Dopo la manovra, le riforme
La manovra Salva Italia era necessaria, indispensabile. Per evitare la bancarotta dello Stato (a questo porterebbero tassi di interessi crescenti sul debito pubblico), con conseguenze disastrose sulle famiglie italiane, oltre che sull'intera Unione Europea. Il PD ha cercato di dare maggiore equilibrio ai sacrifici messi a carico delle categorie più svantaggiate o già pesantemente premute dal fisco (utile riascoltare a questo riguardo la dichiarazione di voto sulla fiducia di Franceschini e leggere la nota di Marco Causi). Naturalmente, alla fine dei conti, ciascuno ha qualcosa di cui dolersi. Ognuno potrà dire se e cosa si sarebbe potuto ancora fare per rendere l'intervento più efficace e più equo. Qui c'è un confronto ragionato tra la versione della manovra presentata inizialmente dal Governo e quella approvata dalla Camera dei deputati. Ora però servono riforme dei mercati e delle protezioni sociali, per far tornare l'Italia tornare a crescere. E profonde riforme delle istituzioni, per riabilitare la politica.

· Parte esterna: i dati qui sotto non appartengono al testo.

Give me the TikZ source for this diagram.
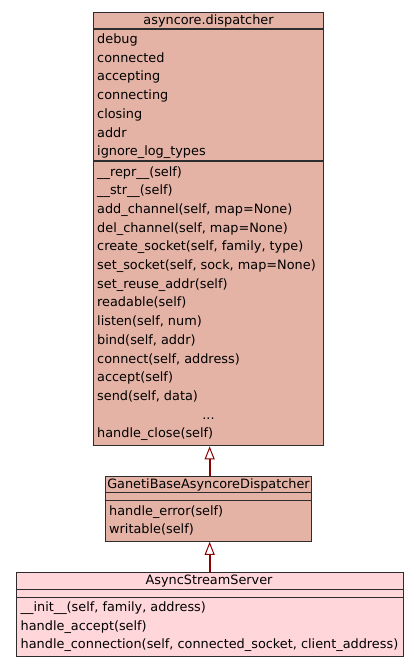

Non sarà facile (se parla in questo articolo del Sole24Ore che riporta anche mie dichiarazioni). Molte riforme si possono fare a costo zero, o generando risparmi di spesa: la riforme del fisco, del sistemi bancario e assicuratico, delle professioni, del mercato del lavoro per superare l'apartheid dei non garantiti, della legge sulla cittadinanza per riconoscerla a chiunque sia nato e cresciuto in Italia. Riforme come quelle indicate nei due ottimi libri discussi in una iniziativa di Democratica tenuta a Roma venerdì (qui qualche foto), che ho introdotto e a cui hanno partecipato, oltre agli autori, Walter Veltroni, Benedetto della Vedova e Maurizio Lupi. Il primo curato da Tommaso Nannici, Non ci resta che crescere, Università Bocconi editrice (qui l'indice e la densa introduzione di cui consiglio vivamente la lettura, qui il modo per comprarlo online). Il secondo di Pietro Ichino, Inchiesta sul lavoro, Mondadori (il sito di Ichino è ricchissimo e contiene anche le sue proposte sul lavoro).
Ma devono essere anche riformate, profondamente, la politica e le istituzioni rappresentative. D'altro canto, se non ora quando? La condizione attuale è irripetibile. Speriamo che il governo sia messo nelle condizioni di lavorare, sulla base della delega che di fatto gli è stata conferita dai principali partiti, a proposte sui temi prima citati, per risollevare il paese dalla straordinaria crisi economica nella quale ci ritroviamo. Allo stesso tempo, il Parlamento potrebbe concentrarsi su quelle riforme della struttura istituzionale che richiedono un largo consenso. Oggi è assolutamente necessario – per ridare sobrietà, efficienza, autorevolezza alle istituzioni – e sarebbe anche possibile. Perché i maggiori partiti non sono indotti a dividersi su tutto, a prescindere dal meritio. E perché non sono assillati dalla necessità di blandire tutti i loro alleati minori, anche i più minuscoli e meno rappresentativi, per non mettere a repentaglio la stabilità del governo o possibili alleanze elettorali future.
L'agenda delle riforme necessarie per riabilitare la politica mi pare ben chiara: una legge elettorale che consenta ai cittadini di scegliere i parlamentari e il governo; l'attuazione dell'articolo 49 della Costituzione sulla democrazia nei partiti e l'istituzionalizzazione delle primarie per la scelta dei candidati alle cariche più importanti; un drastico ridimensionamento se non l'abolizione delle province; la riforma dei regolamento interno della Camera; la trasparenza totale sulle indennità e sui rimborsi riconosciuti a chi ricopre cariche elettive; una riforma per allontanare la politica dalla gestione della Rai. Ma soprattutto, il definitivo superamento del bicameralismo paritario per andare verso un sistema sostanzialmente monocamerale con una cospicua riduzione del numero dei parlamentari. Su ciascuno di questi temi ho cercato nel corso del tempo di proporre soluzioni tecnicamente solide, che sfidano le resistenze corporative del ceto politico senza blandire la demagogia populista "anti-casta". Una misura, davvero preoccupante, del deterioramento dei rapporti tra cittadini e istituzioni rappresentative la si è avuta in occasione dell'esame della manovra, con riguardo all'adeguamento dei trattamenti economici dei parlamentari agli standard europei. Per dare un'idea del clima, ho pubblicato, dopo averli resi anonimi, i messaggi di protesta che ho ricevuto via email, la mia risposta e qualche ulteriore scambio con alcuni cittadini indignati.